The producers of the Leprechaun franchise must have figured they hit on something clever when they sent the leprechaun into space in the previous movie, because the fifth film in the series finds the little Irish psychopath in another incongruous location, the inner city (or the movie version of it, at least). We're back in the present day (or thereabouts), following a silly prologue that seems to take place sometime in the 1970s, with Ice-T as an afro'd pimp who discovers the leprechaun hidden behind a wall in a warehouse. For some reason, the fifth movie is when the producers have decided to pay some real attention to continuity, so we get the return of the magical amulet from Leprechaun 3, which can turn the leprechaun into a stone statue. That's what Ice-T's Mack Daddy does, keeping the leprechaun trapped for the next 20 years or so while Mack Daddy goes from pimp to music mogul.
He does that thanks to the latest random addition to the leprechaun mythos, a magic flute that mesmerizes people when it's played and makes them susceptible to any music they hear. A trio of aspiring rappers accidentally free the leprechaun while ransacking Mack Daddy's office, and they also steal the flute, which helps them make their dreams of music-business stardom start to come true.

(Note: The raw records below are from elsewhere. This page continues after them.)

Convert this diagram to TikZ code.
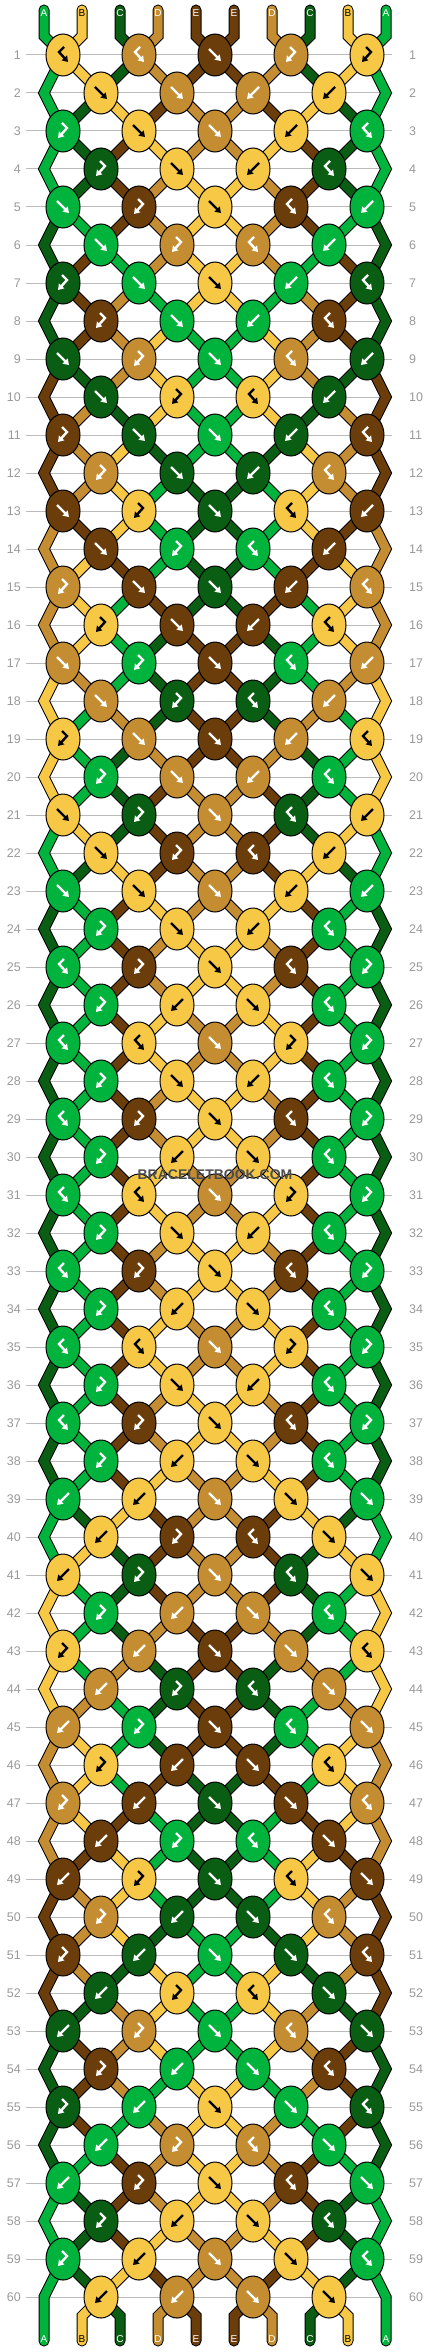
\documentclass[tikz,border=0pt]{standalone}
\usepackage{fontspec}
\setmainfont{Liberation Sans}
\usetikzlibrary{shapes.geometric,arrows.meta}
\pgfdeclarelayer{strands}
\pgfsetlayers{strands,main}
\definecolor{strA}{HTML}{00B33C}
\definecolor{strB}{HTML}{F7C845}
\definecolor{strC}{HTML}{0A5E14}
\definecolor{strD}{HTML}{C48D32}
\definecolor{strE}{HTML}{6B3D0B}
\definecolor{numgray}{HTML}{999999}
\definecolor{linegray}{HTML}{BBBBBB}
\definecolor{markgray}{HTML}{4D4D4D}
% knot types: f forward, b backward, F forward-backward, B backward-forward
\def\knotrows{{B,B,f,F,F},{f,f,b,b},{F,f,f,b,B},{F,f,b,B},{f,F,f,B,b},{f,F,B,b},{F,f,f,b,B},{F,f,b,B},{f,F,f,B,b},{f,F,B,b},
{F,f,f,b,B},{F,f,b,B},{f,F,f,B,b},{f,F,B,b},{F,f,f,b,B},{F,f,b,B},{f,F,f,B,b},{f,F,B,b},{F,f,f,b,B},{F,f,b,B},
{f,F,f,B,b},{f,F,B,b},{f,f,f,b,b},{F,f,b,B},{B,F,f,B,F},{F,b,f,B},{B,B,f,F,F},{F,f,b,B},{B,F,f,B,F},{F,b,f,B},
{B,B,f,F,F},{F,f,b,B},{B,F,f,B,F},{F,b,f,B},{B,B,f,F,F},{F,f,b,B},{B,F,f,B,F},{F,b,f,B},{b,b,f,f,f},{b,F,B,f},
{b,F,f,B,f},{F,b,f,B},{F,b,f,f,B},{b,F,B,f},{b,F,f,B,f},{F,b,f,B},{F,b,f,f,B},{b,F,B,f},{b,F,f,B,f},{F,b,f,B},
{F,b,f,f,B},{b,F,B,f},{b,F,f,B,f},{F,b,f,B},{F,b,f,f,B},{b,F,B,f},{b,F,f,B,f},{F,b,f,B},{F,b,f,f,B},{b,b,f,f}}
\begin{document}
\begin{tikzpicture}
[x=1pt,y=-1pt,
strand/.style={draw=black,line width=1pt,double=#1,double distance=9pt,line cap=round,line join=miter},
knot/.style={ellipse,draw=black,line width=1pt,minimum width=34pt,minimum height=42pt,inner sep=0pt},
glyph/.style={draw=#1,line width=2.4pt,-{Triangle[length=5.5pt,width=7pt]}},
rownum/.style={text=numgray,font=\fontsize{12.5}{12.5}\selectfont,inner sep=0pt},
strlabel/.style={text=#1,font=\fontsize{10}{10}\selectfont,inner sep=0pt},
rowline/.style={draw=linegray,line width=1pt}
]
\useasboundingbox (0,0) rectangle (430,2352);

% starting strings
\foreach \s [count=\i] in {A,B,C,D,E,E,D,C,B,A}{
  \expandafter\xdef\csname st\i\endcsname{\s}
}

% row lines and numbers
\begin{pgfonlayer}{strands}
\foreach \rw in {1,...,60}{
  \draw[rowline] (26,17+38*\rw) -- (392,17+38*\rw);
}
\end{pgfonlayer}
\foreach \rw in {1,...,60}{
  \node[rownum,anchor=east] (nl-\rw) at (21,17+38*\rw) {\rw};
  \node[rownum,anchor=west] (nr-\rw) at (409,17+38*\rw) {\rw};
}

% top labels
\foreach \s [count=\ps] in {A,B,C,D,E,E,D,C,B,A}{
  \ifnum\ps=2 \def\lc{black}\else\ifnum\ps=9 \def\lc{black}\else\def\lc{white}\fi\fi
  \node[strlabel=\lc] (top-\ps) at (44+38*\ps-38,13) {\s};
}

\foreach \row [count=\rw] in \knotrows {
  % where each string sits in this row
  \foreach \ps in {1,...,10}{
    \pgfmathsetmacro\xo{44+38*(\ps-1)+19*(1-2*mod(\ps+\rw,2))}
    \ifodd\rw\else
      \ifnum\ps=1 \def\xo{44}\fi
      \ifnum\ps=10 \def\xo{386}\fi
    \fi
    \coordinate (p-\rw-\ps) at (\xo,17+38*\rw);
  }
  % strands coming into this row
  \begin{pgfonlayer}{strands}
  \foreach \ps in {1,...,10}{
    \edef\sc{\csname st\ps\endcsname}
    \def\edge{0}
    \ifnum\ps=1 \def\edge{1}\fi
    \ifnum\ps=10 \def\edge{1}\fi
    \pgfmathtruncatemacro\rb{\rw-1}
    \pgfmathtruncatemacro\rbb{\rw-2}
    \ifnum\rw=1
      \draw[strand=str\sc] (44+38*\ps-38,10) -- (44+38*\ps-38,36) -- (p-1-\ps);
    \else
      \ifnum\edge=1
        \ifodd\rw
          \draw[strand=str\sc] (p-\rbb-\ps) -- (p-\rb-\ps) -- (p-\rw-\ps);
        \fi
      \else
        \draw[strand=str\sc] (p-\rb-\ps) -- (p-\rw-\ps);
      \fi
    \fi
  }
  \end{pgfonlayer}
  % knots
  \foreach \ty [count=\kn] in \row {
    \ifodd\rw \pgfmathtruncatemacro\lp{2*\kn-1}\else \pgfmathtruncatemacro\lp{2*\kn}\fi
    \pgfmathtruncatemacro\rp{\lp+1}
    \edef\cL{\csname st\lp\endcsname}
    \edef\cR{\csname st\rp\endcsname}
    \def\swap{0}
    \if\ty f \edef\kc{\cL}\def\swap{1}\fi
    \if\ty b \edef\kc{\cR}\def\swap{1}\fi
    \if\ty F \edef\kc{\cL}\fi
    \if\ty B \edef\kc{\cR}\fi
    \if\kc B \def\gc{black}\else \def\gc{white}\fi
    \node[knot,fill=str\kc] (k-\rw-\kn) at (p-\rw-\lp) {};
    \begin{scope}[shift={(k-\rw-\kn.center)}]
      \if\ty f \draw[glyph=\gc] (-6,-6) -- (6,6);\fi
      \if\ty b \draw[glyph=\gc] (6,-6) -- (-6,6);\fi
      \if\ty F \draw[glyph=\gc] (-1,-8) -- (4,-3) -- (-5,7);\fi
      \if\ty B \draw[glyph=\gc] (1,-8) -- (-4,-3) -- (5,7);\fi
    \end{scope}
    \ifnum\swap=1
      \expandafter\xdef\csname st\lp\endcsname{\cR}
      \expandafter\xdef\csname st\rp\endcsname{\cL}
    \fi
  }
}

% strands leaving the last row
\begin{pgfonlayer}{strands}
\foreach \ps in {1,...,10}{
  \edef\sc{\csname st\ps\endcsname}
  \pgfmathsetmacro\cx{44+38*(\ps-1)}
  \def\edge{0}
  \ifnum\ps=1 \def\edge{1}\fi
  \ifnum\ps=10 \def\edge{1}\fi
  \ifnum\edge=1
    \draw[strand=str\sc] (p-59-\ps) -- (p-60-\ps) -- (\cx,2341);
  \else
    \draw[strand=str\sc] (p-60-\ps) -- (\cx,2316) -- (\cx,2341);
  \fi
}
\end{pgfonlayer}

% bottom labels
\foreach \s [count=\ps] in {A,B,C,D,E,E,D,C,B,A}{
  \ifnum\ps=2 \def\lc{black}\else\ifnum\ps=9 \def\lc{black}\else\def\lc{white}\fi\fi
  \node[strlabel=\lc] (bot-\ps) at (44+38*\ps-38,2339) {\s};
}

\node[text=markgray,font=\bfseries\fontsize{14}{14}\selectfont] (mark) at (215,1175) {BRACELETBOOK.COM};
\end{tikzpicture}
\end{document}
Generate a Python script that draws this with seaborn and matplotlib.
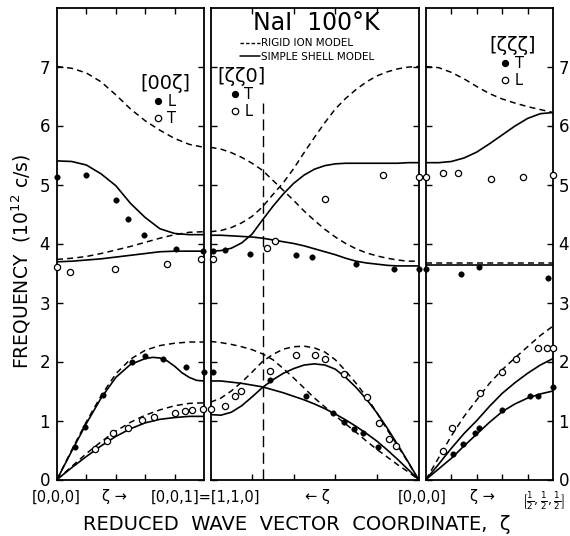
import seaborn as sns
import matplotlib.pyplot as plt
from matplotlib.lines import Line2D

# ---- [00ζ] : Γ -> X  (reduced coordinate 0..1)
z1 = [0.0, 0.1, 0.2, 0.3, 0.4, 0.5, 0.6, 0.7, 0.8, 0.9, 1.0]
lo_rigid_1 = [7.00, 6.97, 6.89, 6.74, 6.52, 6.28, 6.08, 5.92, 5.78, 5.68, 5.63]
lo_shell_1 = [5.40, 5.39, 5.33, 5.18, 4.98, 4.68, 4.44, 4.25, 4.17, 4.15, 4.15]
to_rigid_1 = [3.73, 3.75, 3.78, 3.83, 3.89, 3.95, 4.02, 4.09, 4.15, 4.19, 4.20]
to_shell_1 = [3.69, 3.70, 3.72, 3.74, 3.77, 3.80, 3.83, 3.86, 3.87, 3.87, 3.87]
la_rigid_1 = [0.0, 0.50, 0.98, 1.42, 1.79, 2.04, 2.19, 2.27, 2.31, 2.33, 2.33]
ta_rigid_1 = [0.0, 0.22, 0.44, 0.64, 0.82, 0.97, 1.09, 1.18, 1.25, 1.29, 1.30]
ta_shell_1 = [0.0, 0.20, 0.39, 0.57, 0.73, 0.86, 0.96, 1.02, 1.05, 1.07, 1.07]
z1_la = [0.0, 0.1, 0.2, 0.3, 0.4, 0.5, 0.6, 0.65, 0.7, 0.75, 0.8, 0.85, 0.9, 0.95, 1.0]
la_shell_1 = [0.0, 0.48, 0.95, 1.38, 1.73, 1.95, 2.05, 2.07, 2.06, 2.01, 1.92, 1.81, 1.73, 1.68, 1.67]

L1_z = [0.12, 0.19, 0.31, 0.51, 0.60, 0.72, 0.88, 1.0, 0.0, 0.20, 0.40, 0.48, 0.59, 0.81, 0.99]
L1_f = [0.55, 0.89, 1.44, 1.99, 2.09, 2.04, 1.91, 1.83, 5.13, 5.16, 4.74, 4.41, 4.14, 3.90, 3.88]
T1_z = [0.26, 0.34, 0.38, 0.485, 0.575, 0.66, 0.80, 0.87, 0.92, 0.99, 0.0, 0.09, 0.395, 0.75, 0.98]
T1_f = [0.51, 0.66, 0.79, 0.87, 1.01, 1.06, 1.13, 1.16, 1.17, 1.19, 3.60, 3.52, 3.57, 3.65, 3.74]

# ---- [ζζ0] : X=[1,1,0] -> Γ  (reduced coordinate 1..0)
z2 = [1.0, 0.95, 0.9, 0.85, 0.8, 0.75, 0.7, 0.65, 0.6, 0.55, 0.5,
      0.45, 0.4, 0.35, 0.3, 0.25, 0.2, 0.15, 0.1, 0.05, 0.0]
opt_rigid_up_2 = [4.20, 4.22, 4.27, 4.35, 4.46, 4.62, 4.83, 5.03, 5.27, 5.54, 5.80,
                  6.05, 6.28, 6.46, 6.61, 6.74, 6.84, 6.91, 6.96, 6.99, 7.00]
opt_rigid_dn_2 = [5.63, 5.60, 5.54, 5.46, 5.36, 5.24, 5.07, 4.90, 4.73, 4.55, 4.39,
                  4.24, 4.11, 4.00, 3.91, 3.84, 3.79, 3.75, 3.72, 3.70, 3.70]
opt_shell_up_2 = [3.87, 3.88, 3.92, 4.01, 4.16, 4.40, 4.63, 4.84, 5.02, 5.16, 5.26,
                  5.32, 5.35, 5.36, 5.36, 5.36, 5.36, 5.36, 5.36, 5.37, 5.37]
opt_shell_dn_2 = [4.14, 4.14, 4.13, 4.12, 4.11, 4.09, 4.06, 4.03, 4.00, 3.96, 3.91,
                  3.86, 3.81, 3.75, 3.70, 3.67, 3.65, 3.63, 3.62, 3.62, 3.62]
ac_rigid_a_2 = [2.34, 2.32, 2.29, 2.25, 2.20, 2.13, 2.03, 1.88, 1.72, 1.55, 1.38,
                1.23, 1.08, 0.94, 0.80, 0.65, 0.51, 0.38, 0.25, 0.13, 0.0]
ac_rigid_b_2 = [1.31, 1.38, 1.50, 1.65, 1.82, 2.00, 2.12, 2.21, 2.25, 2.26, 2.23,
                2.16, 2.03, 1.84, 1.63, 1.40, 1.13, 0.84, 0.57, 0.29, 0.0]
ac_shell_a_2 = [1.67, 1.67, 1.65, 1.63, 1.60, 1.57, 1.52, 1.47, 1.41, 1.35, 1.28,
                1.20, 1.11, 1.01, 0.90, 0.78, 0.65, 0.50, 0.34, 0.17, 0.0]
ac_shell_b_2 = [1.10, 1.09, 1.14, 1.25, 1.40, 1.56, 1.69, 1.80, 1.88, 1.94, 1.96,
                1.94, 1.87, 1.73, 1.56, 1.36, 1.13, 0.87, 0.59, 0.30, 0.0]
K_ZETA = 0.75
K_LINE_TOP = 6.38

T2_z = [0.99, 0.714, 0.54, 0.41, 0.356, 0.31, 0.265, 0.193,
        0.99, 0.93, 0.81, 0.59, 0.51, 0.30, 0.118, 0.0]
T2_f = [1.83, 1.69, 1.42, 1.12, 0.98, 0.86, 0.78, 0.55,
        3.87, 3.89, 3.83, 3.80, 3.77, 3.66, 3.56, 3.57]
L2_z = [1.0, 0.93, 0.88, 0.855, 0.714, 0.59, 0.50, 0.45, 0.356, 0.25, 0.19, 0.14, 0.11,
        0.99, 0.73, 0.69, 0.45, 0.17, 0.0]
L2_f = [1.19, 1.25, 1.42, 1.50, 1.84, 2.11, 2.11, 2.04, 1.78, 1.40, 0.95, 0.69, 0.56,
        3.74, 3.92, 4.04, 4.75, 5.16, 5.13]

# ---- [ζζζ] : Γ -> L  (reduced coordinate 0..1/2)
z3 = [0.0, 0.05, 0.1, 0.15, 0.2, 0.25, 0.3, 0.35, 0.4, 0.45, 0.5]
lo_rigid_3 = [7.00, 6.98, 6.90, 6.79, 6.66, 6.54, 6.45, 6.38, 6.32, 6.27, 6.22]
lo_shell_3 = [5.37, 5.37, 5.39, 5.45, 5.55, 5.69, 5.84, 5.99, 6.12, 6.20, 6.22]
to_rigid_3 = [3.67, 3.67, 3.67, 3.67, 3.67, 3.67, 3.67, 3.67, 3.67, 3.67, 3.67]
to_shell_3 = [3.63, 3.63, 3.63, 3.63, 3.63, 3.63, 3.63, 3.63, 3.63, 3.63, 3.63]
la_rigid_3 = [0.0, 0.37, 0.74, 1.07, 1.35, 1.63, 1.86, 2.06, 2.25, 2.44, 2.60]
la_shell_3 = [0.0, 0.26, 0.53, 0.78, 1.00, 1.24, 1.46, 1.64, 1.80, 1.94, 2.05]
ta_shell_3 = [0.0, 0.18, 0.36, 0.57, 0.77, 0.97, 1.15, 1.28, 1.38, 1.45, 1.50]

T3_z = [0.107, 0.147, 0.193, 0.208, 0.30, 0.41, 0.44, 0.50, 0.0, 0.137, 0.21, 0.48]
T3_f = [0.43, 0.61, 0.79, 0.88, 1.18, 1.42, 1.42, 1.57, 3.57, 3.48, 3.60, 3.42]
L3_z = [0.066, 0.104, 0.213, 0.30, 0.356, 0.44, 0.475, 0.50,
        0.0, 0.068, 0.127, 0.255, 0.38, 0.50]
L3_f = [0.48, 0.87, 1.47, 1.82, 2.04, 2.23, 2.23, 2.23,
        5.13, 5.19, 5.19, 5.09, 5.12, 5.16]

sns.set_style("ticks", {"xtick.direction": "in", "ytick.direction": "in"})
plt.rcParams["font.family"] = ["DejaVu Sans"]
plt.rcParams.update({"text.color": "black", "axes.labelcolor": "black",
                     "xtick.color": "black", "ytick.color": "black"})

W, H = 570, 536
fig = plt.figure(figsize=(W / 100, H / 100), dpi=100)


def panel(x0, x1, top=7.5, bottom=479.5):
    return fig.add_axes([x0 / W, 1 - bottom / H, (x1 - x0) / W, (bottom - top) / H])


ax1 = panel(57, 204)
ax2 = panel(210.5, 418.5)
ax3 = panel(426, 553)

DASH = (0, (4, 2.8))
LW = 1.2


def curve(ax, x, y, dashed):
    sns.lineplot(x=x, y=y, ax=ax, color="black", lw=LW * (0.9 if dashed else 1.0),
                 linestyle=DASH if dashed else "-", sort=False, estimator=None)


def points(ax, x, y, filled):
    if filled:
        sns.scatterplot(x=x, y=y, ax=ax, s=16, color="black", edgecolor="black",
                        linewidth=0.3, clip_on=False, zorder=5)
    else:
        sns.scatterplot(x=x, y=y, ax=ax, s=20, facecolor="white", edgecolor="black",
                        linewidth=0.9, clip_on=False, zorder=5)


# panel 1
for y, d in [(lo_rigid_1, True), (lo_shell_1, False), (to_rigid_1, True), (to_shell_1, False),
             (la_rigid_1, True), (ta_rigid_1, True), (ta_shell_1, False)]:
    curve(ax1, z1, y, d)
curve(ax1, z1_la, la_shell_1, False)
points(ax1, L1_z, L1_f, True)
points(ax1, T1_z, T1_f, False)

# panel 2
for y, d in [(opt_rigid_up_2, True), (opt_rigid_dn_2, True), (opt_shell_up_2, False),
             (opt_shell_dn_2, False), (ac_rigid_a_2, True), (ac_rigid_b_2, True),
             (ac_shell_a_2, False), (ac_shell_b_2, False)]:
    curve(ax2, z2, y, d)
points(ax2, T2_z, T2_f, True)
points(ax2, L2_z, L2_f, False)
ax2.axvline(K_ZETA, ymin=0, ymax=K_LINE_TOP / 8, color="black", lw=1.0,
            linestyle=(0, (8, 4)))

# panel 3
for y, d in [(lo_rigid_3, True), (lo_shell_3, False), (to_rigid_3, True), (to_shell_3, False),
             (la_rigid_3, True), (la_shell_3, False), (ta_shell_3, False)]:
    curve(ax3, z3, y, d)
points(ax3, T3_z, T3_f, True)
points(ax3, L3_z, L3_f, False)

for ax, lim, ticks in [(ax1, (0, 1), [0.2, 0.4, 0.6, 0.8]),
                       (ax2, (1, 0), [0.8, 0.6, 0.4, 0.2]),
                       (ax3, (0, 0.5), [0.1, 0.2, 0.3, 0.4])]:
    ax.set_xlim(*lim)
    ax.set_ylim(0, 8)
    ax.set_xticks(ticks)
    ax.set_yticks(range(0, 8))
    ax.set_xlabel("")
    ax.set_ylabel("")
    ax.tick_params(axis="both", which="both", direction="in", length=4, width=1.0,
                   top=True, bottom=True, left=True, right=True, colors="black",
                   labelbottom=False, labelleft=False, labelright=False, labelsize=12)
    for sp in ax.spines.values():
        sp.set_visible(True)
        sp.set_linewidth(1.3)
        sp.set_color("black")

ax1.tick_params(axis="y", labelleft=True, pad=5)
ax3.tick_params(axis="y", labelright=True, pad=4)

# legends
model_leg = ax2.legend(
    handles=[Line2D([], [], color="black", lw=1.0, linestyle=(0, (2.5, 1.5))),
             Line2D([], [], color="black", lw=1.1)],
    labels=["RIGID ION MODEL", "SIMPLE SHELL MODEL"],
    loc="upper left", bbox_to_anchor=(0.14, 0.935), frameon=False, fontsize=7.5,
    handlelength=2.0, handletextpad=0.05, labelspacing=0.35, borderpad=0, borderaxespad=0)
ax2.add_artist(model_leg)

filled_h = Line2D([], [], marker="o", ls="none", color="black", markersize=4.2)
open_h = Line2D([], [], marker="o", ls="none", markerfacecolor="white",
                markeredgecolor="black", markersize=4.6, markeredgewidth=0.9)


def key(ax, title, labels, x, y):
    leg = ax.legend(handles=[filled_h, open_h], labels=labels, title=title,
                    loc="upper center", bbox_to_anchor=(x, y), frameon=False,
                    fontsize=10.5, title_fontsize=14, handlelength=0.6,
                    handletextpad=0.35, labelspacing=0.15, borderpad=0,
                    borderaxespad=0)
    leg._legend_box.sep = 1
    return leg


key(ax1, "[00ζ]", ["L", "T"], 0.735, 0.86)
key(ax2, "[ζζ0]", ["T", "L"], 0.15, 0.875)
key(ax3, "[ζζζ]", ["T", "L"], 0.68, 0.94)

ax2.text(0.51, 0.967, "NaI  100°K", transform=ax2.transAxes, ha="center", va="center",
         fontsize=17)

# axis annotations
fig.text(21 / W, 1 - 261 / H, "FREQUENCY  (10$^{12}$ c/s)", rotation=90,
         ha="center", va="center", fontsize=13.5)
fig.text(297 / W, 1 - 524 / H, "REDUCED  WAVE  VECTOR  COORDINATE,  ζ",
         ha="center", va="center", fontsize=14)
for xp, s in [(56, "[0,0,0]"), (114, "ζ →"), (206, "[0,0,1]=[1,1,0]"),
              (317, "← ζ"), (422, "[0,0,0]"), (482, "ζ →")]:
    fig.text(xp / W, 1 - 497 / H, s, ha="center", va="center", fontsize=10.5)
fig.text(544 / W, 1 - 501 / H, r"$\left[\frac{1}{2},\frac{1}{2},\frac{1}{2}\right]$",
         ha="center", va="center", fontsize=9)

fig.savefig("out.png", dpi=100)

So both Mack Daddy and the leprechaun are after the would-be hip-hop stars, both wanting to get the flute back (once again the leprechaun's focus has shifted from his gold to a new goal). The other continuity element seems to place this movie as a prequel to Leprechaun 3, since the rappers keep talking about heading to Las Vegas to compete in a rap contest (where they will presumably bring the petrified leprechaun along with them).
But we never actually get there, making the half-assed continuity even more pointless. The leprechaun isn't even defeated this time around, and given that Mack Daddy serves as just as important a villain, poor Warwick Davis just disappears for long stretches of the movie. At least the comedic tone is back after the ugly grimness of Leprechaun 4: In Space, and the leprechaun's rhyming is back as well, much more cleverly written than in Leprechaun 3. The plot, of course, makes little sense, and it's mostly just an excuse for dumb jokes combining the leprechaun's Irish mannerisms with street slang. He smokes pot, he enlists an army of hypnotized strippers to do his bidding, and he even delivers a surprisingly catchy and amusing rap song at the end. The threadbare production (many scenes are filmed in a single wide shot, like there wasn't any time or budget for coverage) hampers the overall entertainment value, but Leprechaun in the Hood is still occasionally fun to watch, and certainly a more successful hybrid experiment than sending the leprechaun to space.